Lastly and most significantly, the rhetoric around Venezuela is now taking on an explicitly imperialistic character, in the most literal sense of that word. Zakaria invoked the Monroe Doctrine to urge Trump to intervene in Venezuela; National Security Advisor John Bolton “proudly proclaim[ed]” upon launching a fresh round of sanctions that “the Monroe Doctrine is alive and well,” and one MSNBC guest insisted the Trump administration was “right in being completely flabbergasted” at Russia’s presence in the country because “this is our hemisphere,” echoing Bolton.

When these figures talk about “our hemisphere,” they don’t mean the hemisphere in which the US happens to be located; they mean this is literally their hemisphere. The US is the imperial power with dominion over this part of the world, and only it has the right to interfere in the countries that populate it.

Their objection is not that an outside power is involving itself in a Latin American country’s business, but that this outside power isn’t the one in Washington. The fact that the US has been doing this very thing for years in Russia’s part of the world — expanding NATO right up to its border, sending weapons to Ukraine — goes conveniently unmentioned.
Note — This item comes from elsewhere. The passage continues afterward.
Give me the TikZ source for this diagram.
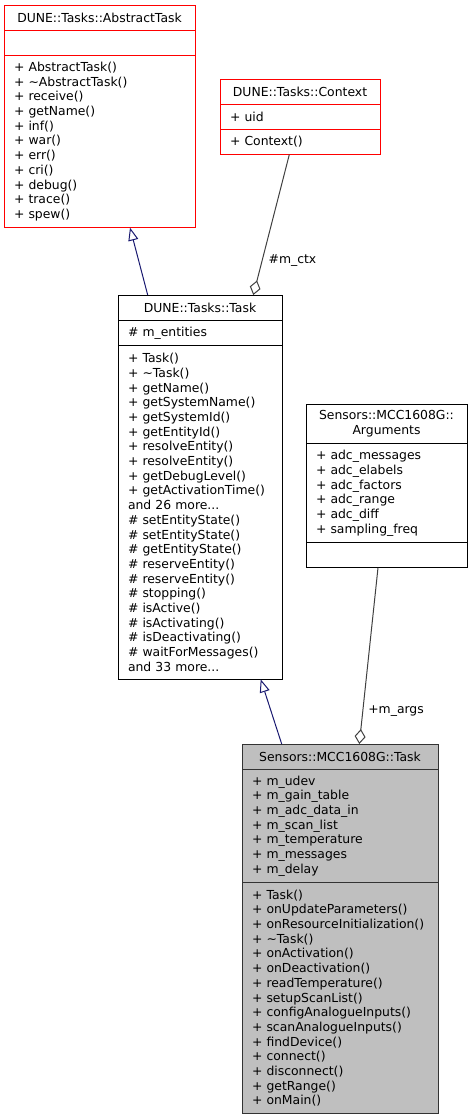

Russiagate skeptics were criticized for being hyperbolic in comparing that scandal to the bogus WMD tale that led to the Iraq War; the latter, after all, killed hundreds of thousands and destabilized an entire region. But the full consequences of Russiagate will not be felt immediately; they will unfold over time. And while floating the specter of Russia might not work this time, expect it to be used over and over in the coming years to justify all manner of military aggression.